A PRECARIOUS ARMENIA: The Third Republic, the Karabakh Conflict, and Genocide Politics

A PRECARIOUS ARMENIA: The Third Republic, the Karabakh Conflict, and Genocide Politics
By Gerard J. Libaridian
London: Gomidas Institute, xlvii + 586
ISBN ISBN 978-1-909382-76-3
$55.00 USD
Release date: June 30, 2023

In this mammoth volume, G. J. Libaridian explores a number of fundamental issues regarding Armenia’s foreign and security policies and scrutinizes Armenian political culture as the framework within which positions have been defined and solutions have been sought. The previously published and unpublished material collectively analyze the political thinking that characterized the response to the challenges that the Third Republic faced and failed to address from the standpoint of statehood versus a vague but powerful nationalist discourse. 

The author achieves this difficult task by studying themes such as Armenia and Armenians as agents of their own history as opposed to the dominant sense of victimhood, maximalism confused with patriotism, the role of mediators and other states as saviors, the comfort zone of illusions and legends as opposed to hard realism and pragmatism. Libaridian argues that the dominant but faulty framework led leaders of the state and Diaspora to a policy that bet on war rather than peace, a second Karabakh war that Armenia lost in 2020, a war that should have been avoided.

Author Gerard J. Libaridian is a retired historian and diplomat. Between 1991 and 1997 he served as advisor to the first president of Armenia and was first deputy minister of Foreign Affairs, secretary of the National Security Council and negotiator with Azerbaijan and Turkey.

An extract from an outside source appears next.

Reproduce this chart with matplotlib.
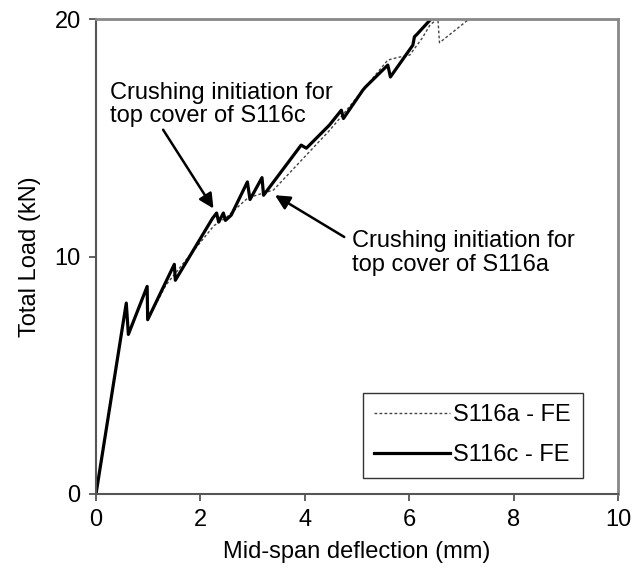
import matplotlib
matplotlib.use('Agg')
import matplotlib.pyplot as plt

plt.rcParams['font.family'] = ['Liberation Sans', 'DejaVu Sans']

# S116c - FE (solid)
c_defl = [0, 0.58, 0.62, 0.98, 0.99, 1.50, 1.52, 2.23, 2.31, 2.35, 2.44, 2.48, 2.59,
          2.90, 2.95, 3.18, 3.21, 3.93, 4.03, 4.47, 4.70, 4.74, 5.11, 5.16, 5.59,
          5.64, 6.07, 6.10, 6.15, 6.46]
c_load = [0, 8.04, 6.72, 8.74, 7.34, 9.67, 9.00, 11.60, 11.83, 11.45, 11.83, 11.52, 11.74,
          13.14, 12.40, 13.32, 12.58, 14.69, 14.56, 15.53, 16.16, 15.81, 17.00, 17.13, 18.06,
          17.56, 18.90, 19.25, 19.36, 20.10]

# S116a - FE (dashed)
a_defl = [0, 0.58, 0.62, 0.98, 0.99, 1.34, 1.72, 2.26, 2.50, 2.90, 3.10, 3.40, 4.47,
          4.74, 5.11, 5.59, 5.78, 6.01, 6.25, 6.40, 6.55, 6.58, 7.16]
a_load = [0, 8.04, 6.72, 8.74, 7.34, 8.80, 9.84, 11.30, 11.65, 12.45, 12.60, 12.80, 15.30,
          16.00, 17.00, 18.27, 18.38, 18.48, 19.20, 19.75, 20.02, 19.00, 20.02]

x_ticks = [0, 2, 4, 6, 8, 10]
y_ticks = [0, 10, 20]

fs = 17

fig = plt.figure(figsize=(6.33, 5.71), dpi=100)
ax = fig.add_axes([96 / 633, 1 - 494 / 571, 522 / 633, 475 / 571])

ax.plot(a_defl, a_load, color='#444444', lw=1.0, ls=(0, (2, 1.6)), label='S116a - FE')
ax.plot(c_defl, c_load, color='black', lw=2.3, label='S116c - FE')

ax.set_xlim(0, 10)
ax.set_ylim(0, 20)
ax.set_xticks(x_ticks)
ax.set_yticks(y_ticks)
ax.tick_params(direction='out', length=5, width=1.3, colors='#555555', labelcolor='black',
               labelsize=fs, pad=6)

for side in ['left', 'bottom']:
    ax.spines[side].set_color('#555555')
    ax.spines[side].set_linewidth(1.5)
for side in ['top', 'right']:
    ax.spines[side].set_color('#888888')
    ax.spines[side].set_linewidth(2)

ax.set_xlabel('Mid-span deflection (mm)', fontsize=fs, labelpad=7)
ax.set_ylabel('Total Load (kN)', fontsize=fs, labelpad=10)

ax.annotate('Crushing initiation for\ntop cover of S116c', xy=(2.25, 12.02), xytext=(0.27, 16.4),
            fontsize=fs, ha='left', va='center', linespacing=1.05,
            arrowprops=dict(arrowstyle='-|>', color='black', lw=1.8, mutation_scale=22,
                            shrinkA=0, shrinkB=0, relpos=(0.23, 0.0)))
ax.annotate('Crushing initiation for\ntop cover of S116a', xy=(3.43, 12.58), xytext=(4.90, 10.15),
            fontsize=fs, ha='left', va='center', linespacing=1.1,
            arrowprops=dict(arrowstyle='-|>', color='black', lw=1.8, mutation_scale=22,
                            shrinkA=4, shrinkB=0, relpos=(0.0, 0.75)))

leg = ax.legend(loc='lower right', bbox_to_anchor=(0.933, 0.034), fontsize=fs, frameon=True,
                fancybox=False, edgecolor='black', handlelength=3.2, handletextpad=0.15,
                borderpad=0.5, labelspacing=0.75, borderaxespad=0)
leg.get_frame().set_linewidth(1.0)

fig.savefig('out.png', dpi=100)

He has taught and written on Armenian history and authored numerous books, articles and reports on contemporary Armenian, Middle Eastern and South Caucasus politics and international relations. He has also taught and lectured extensively in institutions of higher learning in the US and internationally. Most recently (2000-2012) he was Alex Manoogian Professor of Modern Armenian History at the University of Michigan, Ann Arbor, where he also served as director of the Armenian Studies program.